Saved entries:

▽

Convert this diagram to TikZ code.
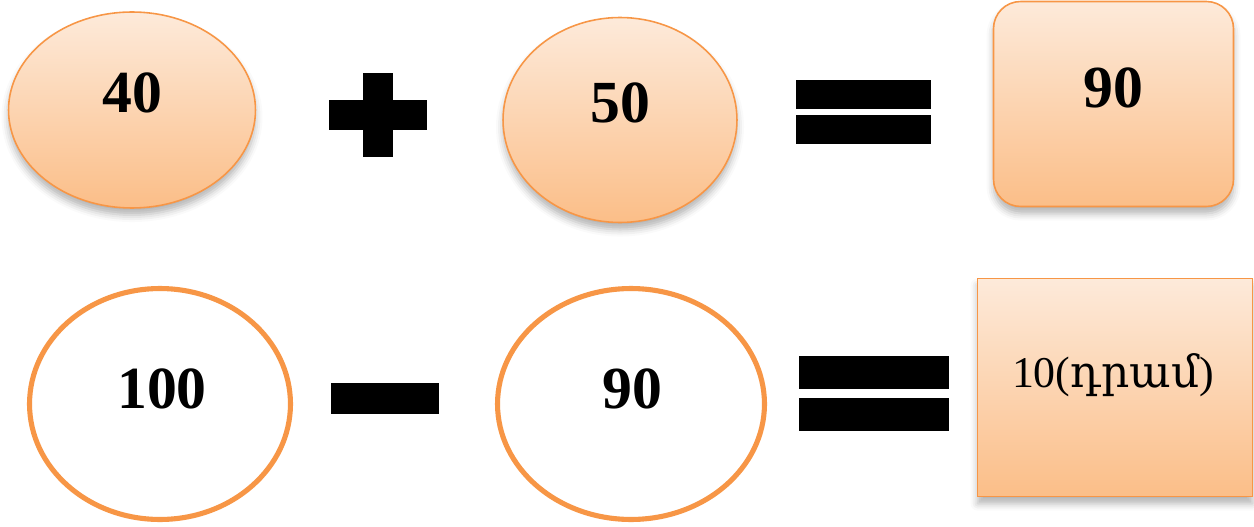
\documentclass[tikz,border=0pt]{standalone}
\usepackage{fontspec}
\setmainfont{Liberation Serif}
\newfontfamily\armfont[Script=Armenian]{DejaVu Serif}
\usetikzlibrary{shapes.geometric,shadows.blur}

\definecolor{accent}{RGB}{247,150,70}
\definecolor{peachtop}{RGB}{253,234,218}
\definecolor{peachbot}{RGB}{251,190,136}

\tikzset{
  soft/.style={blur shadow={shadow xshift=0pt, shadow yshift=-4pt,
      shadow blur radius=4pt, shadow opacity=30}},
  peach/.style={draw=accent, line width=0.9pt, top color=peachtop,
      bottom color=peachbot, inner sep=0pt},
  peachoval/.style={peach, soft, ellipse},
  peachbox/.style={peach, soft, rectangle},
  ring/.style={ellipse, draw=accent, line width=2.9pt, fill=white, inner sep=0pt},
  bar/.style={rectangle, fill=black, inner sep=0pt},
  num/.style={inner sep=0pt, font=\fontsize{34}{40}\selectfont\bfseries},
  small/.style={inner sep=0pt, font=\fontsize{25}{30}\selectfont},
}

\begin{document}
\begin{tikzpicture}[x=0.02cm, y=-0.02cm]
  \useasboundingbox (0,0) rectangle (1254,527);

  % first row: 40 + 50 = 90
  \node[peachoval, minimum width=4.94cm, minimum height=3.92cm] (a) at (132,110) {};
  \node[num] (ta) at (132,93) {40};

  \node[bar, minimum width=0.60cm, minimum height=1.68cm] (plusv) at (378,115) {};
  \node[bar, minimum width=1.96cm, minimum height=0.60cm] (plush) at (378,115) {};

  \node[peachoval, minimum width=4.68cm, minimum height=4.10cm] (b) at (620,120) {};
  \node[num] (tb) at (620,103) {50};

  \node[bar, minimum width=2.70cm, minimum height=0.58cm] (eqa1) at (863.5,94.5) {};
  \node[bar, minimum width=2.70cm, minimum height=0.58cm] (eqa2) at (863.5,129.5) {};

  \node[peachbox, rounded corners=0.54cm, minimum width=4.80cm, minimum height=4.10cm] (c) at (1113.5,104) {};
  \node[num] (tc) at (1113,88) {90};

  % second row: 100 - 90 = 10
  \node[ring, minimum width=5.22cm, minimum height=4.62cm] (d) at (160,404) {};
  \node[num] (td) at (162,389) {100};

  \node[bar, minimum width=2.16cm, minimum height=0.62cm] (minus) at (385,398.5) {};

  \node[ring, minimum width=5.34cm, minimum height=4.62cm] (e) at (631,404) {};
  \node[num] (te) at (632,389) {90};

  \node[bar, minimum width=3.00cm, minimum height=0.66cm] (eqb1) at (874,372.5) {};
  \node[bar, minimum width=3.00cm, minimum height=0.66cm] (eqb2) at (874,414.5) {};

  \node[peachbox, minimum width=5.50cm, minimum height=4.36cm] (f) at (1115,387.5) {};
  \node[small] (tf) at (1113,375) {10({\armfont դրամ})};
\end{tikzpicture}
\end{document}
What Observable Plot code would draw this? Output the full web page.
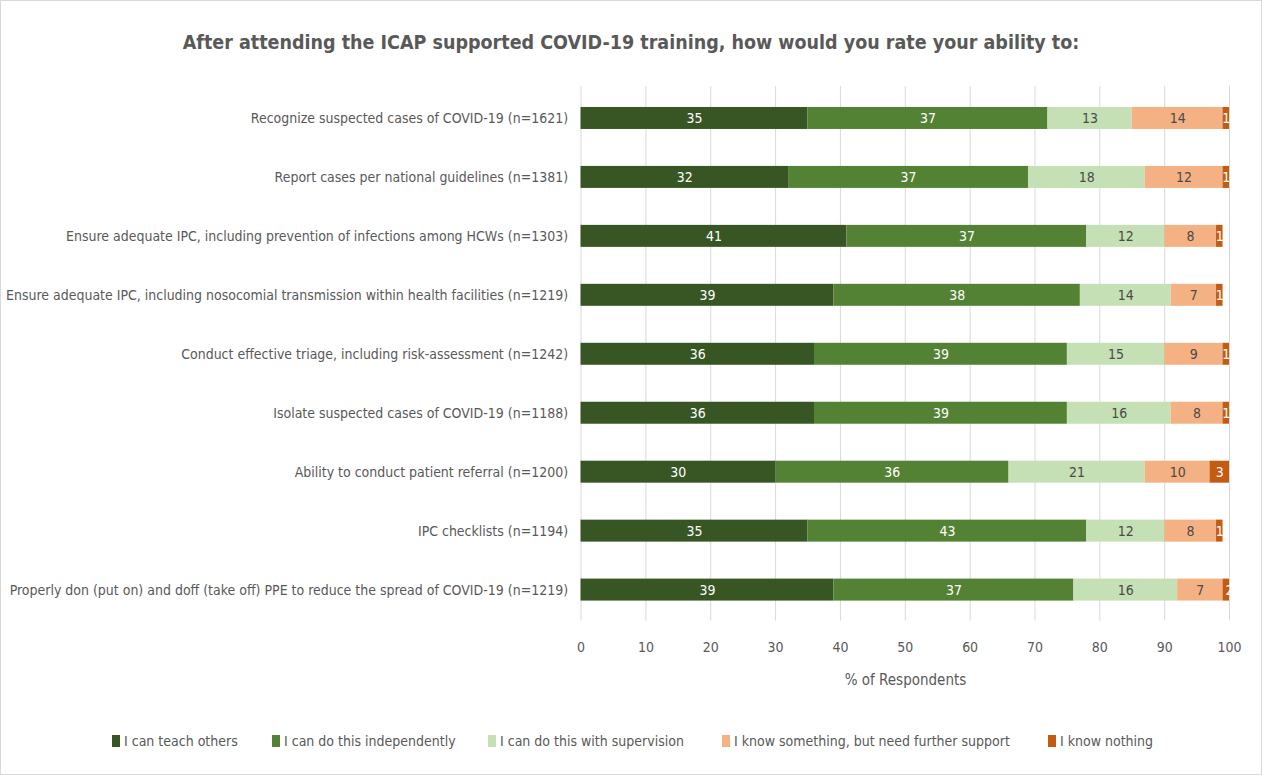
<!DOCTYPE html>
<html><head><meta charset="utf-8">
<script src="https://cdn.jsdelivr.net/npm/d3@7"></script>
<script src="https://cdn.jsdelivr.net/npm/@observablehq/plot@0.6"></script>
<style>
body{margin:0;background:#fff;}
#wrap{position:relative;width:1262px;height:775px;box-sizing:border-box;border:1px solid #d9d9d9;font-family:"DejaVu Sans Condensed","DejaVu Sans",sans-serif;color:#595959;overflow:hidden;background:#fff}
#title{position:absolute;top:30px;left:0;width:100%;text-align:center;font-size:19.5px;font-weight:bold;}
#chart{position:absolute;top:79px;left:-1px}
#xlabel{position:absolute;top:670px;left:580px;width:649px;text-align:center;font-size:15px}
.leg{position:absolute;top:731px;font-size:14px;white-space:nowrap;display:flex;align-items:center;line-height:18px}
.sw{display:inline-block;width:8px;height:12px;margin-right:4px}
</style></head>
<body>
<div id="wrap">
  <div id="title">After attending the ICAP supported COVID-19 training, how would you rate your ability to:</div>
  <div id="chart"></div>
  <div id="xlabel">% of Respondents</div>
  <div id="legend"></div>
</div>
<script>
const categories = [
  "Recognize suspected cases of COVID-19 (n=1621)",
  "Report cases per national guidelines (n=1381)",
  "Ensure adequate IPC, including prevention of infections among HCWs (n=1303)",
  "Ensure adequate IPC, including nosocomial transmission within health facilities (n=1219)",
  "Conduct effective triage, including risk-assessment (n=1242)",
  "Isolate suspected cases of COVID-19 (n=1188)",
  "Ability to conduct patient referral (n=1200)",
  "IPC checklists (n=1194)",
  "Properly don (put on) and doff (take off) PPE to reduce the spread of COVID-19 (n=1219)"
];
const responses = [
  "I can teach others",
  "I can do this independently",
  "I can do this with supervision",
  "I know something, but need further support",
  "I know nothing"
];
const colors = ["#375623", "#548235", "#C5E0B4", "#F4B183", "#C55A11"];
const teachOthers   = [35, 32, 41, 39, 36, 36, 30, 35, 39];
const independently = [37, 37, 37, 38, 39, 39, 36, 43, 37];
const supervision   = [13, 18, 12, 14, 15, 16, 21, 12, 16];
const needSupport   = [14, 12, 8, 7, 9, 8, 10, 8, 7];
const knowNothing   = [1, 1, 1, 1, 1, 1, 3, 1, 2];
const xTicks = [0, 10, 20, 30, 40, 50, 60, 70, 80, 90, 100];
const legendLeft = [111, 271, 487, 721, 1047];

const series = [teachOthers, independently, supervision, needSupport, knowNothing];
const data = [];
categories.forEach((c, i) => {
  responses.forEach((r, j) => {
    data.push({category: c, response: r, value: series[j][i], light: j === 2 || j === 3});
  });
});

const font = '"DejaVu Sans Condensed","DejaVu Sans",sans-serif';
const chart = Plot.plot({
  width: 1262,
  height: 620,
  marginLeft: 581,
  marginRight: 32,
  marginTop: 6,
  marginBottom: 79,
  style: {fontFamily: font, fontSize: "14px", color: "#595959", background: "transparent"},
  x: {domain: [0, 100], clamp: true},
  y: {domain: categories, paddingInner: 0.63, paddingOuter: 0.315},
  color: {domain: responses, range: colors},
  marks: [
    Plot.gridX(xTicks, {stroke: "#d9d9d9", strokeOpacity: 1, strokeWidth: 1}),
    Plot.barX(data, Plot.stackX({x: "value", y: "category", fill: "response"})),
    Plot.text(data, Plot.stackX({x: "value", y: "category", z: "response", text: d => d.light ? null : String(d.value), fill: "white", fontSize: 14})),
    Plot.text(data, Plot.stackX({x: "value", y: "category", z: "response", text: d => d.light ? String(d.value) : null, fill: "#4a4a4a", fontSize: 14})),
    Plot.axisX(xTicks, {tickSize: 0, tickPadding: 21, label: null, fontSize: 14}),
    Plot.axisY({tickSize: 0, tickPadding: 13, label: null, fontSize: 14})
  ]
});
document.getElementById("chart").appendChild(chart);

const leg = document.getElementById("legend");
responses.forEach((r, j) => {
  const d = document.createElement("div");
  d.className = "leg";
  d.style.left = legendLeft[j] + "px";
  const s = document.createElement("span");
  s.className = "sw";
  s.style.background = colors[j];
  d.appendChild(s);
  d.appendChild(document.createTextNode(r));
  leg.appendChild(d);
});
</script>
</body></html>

△

▶ **Short problem**: Quote every record above exactly, omitting any pictures they contain.

▶ **Result below**:
Convert this diagram to TikZ code.
\documentclass[tikz,border=0pt]{standalone}
\usepackage{fontspec}
\setmainfont{Liberation Serif}
\newfontfamily\armfont[Script=Armenian]{DejaVu Serif}
\usetikzlibrary{shapes.geometric,shadows.blur}

\definecolor{accent}{RGB}{247,150,70}
\definecolor{peachtop}{RGB}{253,234,218}
\definecolor{peachbot}{RGB}{251,190,136}

\tikzset{
  soft/.style={blur shadow={shadow xshift=0pt, shadow yshift=-4pt,
      shadow blur radius=4pt, shadow opacity=30}},
  peach/.style={draw=accent, line width=0.9pt, top color=peachtop,
      bottom color=peachbot, inner sep=0pt},
  peachoval/.style={peach, soft, ellipse},
  peachbox/.style={peach, soft, rectangle},
  ring/.style={ellipse, draw=accent, line width=2.9pt, fill=white, inner sep=0pt},
  bar/.style={rectangle, fill=black, inner sep=0pt},
  num/.style={inner sep=0pt, font=\fontsize{34}{40}\selectfont\bfseries},
  small/.style={inner sep=0pt, font=\fontsize{25}{30}\selectfont},
}

\begin{document}
\begin{tikzpicture}[x=0.02cm, y=-0.02cm]
  \useasboundingbox (0,0) rectangle (1254,527);

  % first row: 40 + 50 = 90
  \node[peachoval, minimum width=4.94cm, minimum height=3.92cm] (a) at (132,110) {};
  \node[num] (ta) at (132,93) {40};

  \node[bar, minimum width=0.60cm, minimum height=1.68cm] (plusv) at (378,115) {};
  \node[bar, minimum width=1.96cm, minimum height=0.60cm] (plush) at (378,115) {};

  \node[peachoval, minimum width=4.68cm, minimum height=4.10cm] (b) at (620,120) {};
  \node[num] (tb) at (620,103) {50};

  \node[bar, minimum width=2.70cm, minimum height=0.58cm] (eqa1) at (863.5,94.5) {};
  \node[bar, minimum width=2.70cm, minimum height=0.58cm] (eqa2) at (863.5,129.5) {};

  \node[peachbox, rounded corners=0.54cm, minimum width=4.80cm, minimum height=4.10cm] (c) at (1113.5,104) {};
  \node[num] (tc) at (1113,88) {90};

  % second row: 100 - 90 = 10
  \node[ring, minimum width=5.22cm, minimum height=4.62cm] (d) at (160,404) {};
  \node[num] (td) at (162,389) {100};

  \node[bar, minimum width=2.16cm, minimum height=0.62cm] (minus) at (385,398.5) {};

  \node[ring, minimum width=5.34cm, minimum height=4.62cm] (e) at (631,404) {};
  \node[num] (te) at (632,389) {90};

  \node[bar, minimum width=3.00cm, minimum height=0.66cm] (eqb1) at (874,372.5) {};
  \node[bar, minimum width=3.00cm, minimum height=0.66cm] (eqb2) at (874,414.5) {};

  \node[peachbox, minimum width=5.50cm, minimum height=4.36cm] (f) at (1115,387.5) {};
  \node[small] (tf) at (1113,375) {10({\armfont դրամ})};
\end{tikzpicture}
\end{document}
What Observable Plot code would draw this? Output the full web page.
<!DOCTYPE html>
<html><head><meta charset="utf-8">
<script src="https://cdn.jsdelivr.net/npm/d3@7"></script>
<script src="https://cdn.jsdelivr.net/npm/@observablehq/plot@0.6"></script>
<style>
body{margin:0;background:#fff;}
#wrap{position:relative;width:1262px;height:775px;box-sizing:border-box;border:1px solid #d9d9d9;font-family:"DejaVu Sans Condensed","DejaVu Sans",sans-serif;color:#595959;overflow:hidden;background:#fff}
#title{position:absolute;top:30px;left:0;width:100%;text-align:center;font-size:19.5px;font-weight:bold;}
#chart{position:absolute;top:79px;left:-1px}
#xlabel{position:absolute;top:670px;left:580px;width:649px;text-align:center;font-size:15px}
.leg{position:absolute;top:731px;font-size:14px;white-space:nowrap;display:flex;align-items:center;line-height:18px}
.sw{display:inline-block;width:8px;height:12px;margin-right:4px}
</style></head>
<body>
<div id="wrap">
  <div id="title">After attending the ICAP supported COVID-19 training, how would you rate your ability to:</div>
  <div id="chart"></div>
  <div id="xlabel">% of Respondents</div>
  <div id="legend"></div>
</div>
<script>
const categories = [
  "Recognize suspected cases of COVID-19 (n=1621)",
  "Report cases per national guidelines (n=1381)",
  "Ensure adequate IPC, including prevention of infections among HCWs (n=1303)",
  "Ensure adequate IPC, including nosocomial transmission within health facilities (n=1219)",
  "Conduct effective triage, including risk-assessment (n=1242)",
  "Isolate suspected cases of COVID-19 (n=1188)",
  "Ability to conduct patient referral (n=1200)",
  "IPC checklists (n=1194)",
  "Properly don (put on) and doff (take off) PPE to reduce the spread of COVID-19 (n=1219)"
];
const responses = [
  "I can teach others",
  "I can do this independently",
  "I can do this with supervision",
  "I know something, but need further support",
  "I know nothing"
];
const colors = ["#375623", "#548235", "#C5E0B4", "#F4B183", "#C55A11"];
const teachOthers   = [35, 32, 41, 39, 36, 36, 30, 35, 39];
const independently = [37, 37, 37, 38, 39, 39, 36, 43, 37];
const supervision   = [13, 18, 12, 14, 15, 16, 21, 12, 16];
const needSupport   = [14, 12, 8, 7, 9, 8, 10, 8, 7];
const knowNothing   = [1, 1, 1, 1, 1, 1, 3, 1, 2];
const xTicks = [0, 10, 20, 30, 40, 50, 60, 70, 80, 90, 100];
const legendLeft = [111, 271, 487, 721, 1047];

const series = [teachOthers, independently, supervision, needSupport, knowNothing];
const data = [];
categories.forEach((c, i) => {
  responses.forEach((r, j) => {
    data.push({category: c, response: r, value: series[j][i], light: j === 2 || j === 3});
  });
});

const font = '"DejaVu Sans Condensed","DejaVu Sans",sans-serif';
const chart = Plot.plot({
  width: 1262,
  height: 620,
  marginLeft: 581,
  marginRight: 32,
  marginTop: 6,
  marginBottom: 79,
  style: {fontFamily: font, fontSize: "14px", color: "#595959", background: "transparent"},
  x: {domain: [0, 100], clamp: true},
  y: {domain: categories, paddingInner: 0.63, paddingOuter: 0.315},
  color: {domain: responses, range: colors},
  marks: [
    Plot.gridX(xTicks, {stroke: "#d9d9d9", strokeOpacity: 1, strokeWidth: 1}),
    Plot.barX(data, Plot.stackX({x: "value", y: "category", fill: "response"})),
    Plot.text(data, Plot.stackX({x: "value", y: "category", z: "response", text: d => d.light ? null : String(d.value), fill: "white", fontSize: 14})),
    Plot.text(data, Plot.stackX({x: "value", y: "category", z: "response", text: d => d.light ? String(d.value) : null, fill: "#4a4a4a", fontSize: 14})),
    Plot.axisX(xTicks, {tickSize: 0, tickPadding: 21, label: null, fontSize: 14}),
    Plot.axisY({tickSize: 0, tickPadding: 13, label: null, fontSize: 14})
  ]
});
document.getElementById("chart").appendChild(chart);

const leg = document.getElementById("legend");
responses.forEach((r, j) => {
  const d = document.createElement("div");
  d.className = "leg";
  d.style.left = legendLeft[j] + "px";
  const s = document.createElement("span");
  s.className = "sw";
  s.style.background = colors[j];
  d.appendChild(s);
  d.appendChild(document.createTextNode(r));
  leg.appendChild(d);
});
</script>
</body></html>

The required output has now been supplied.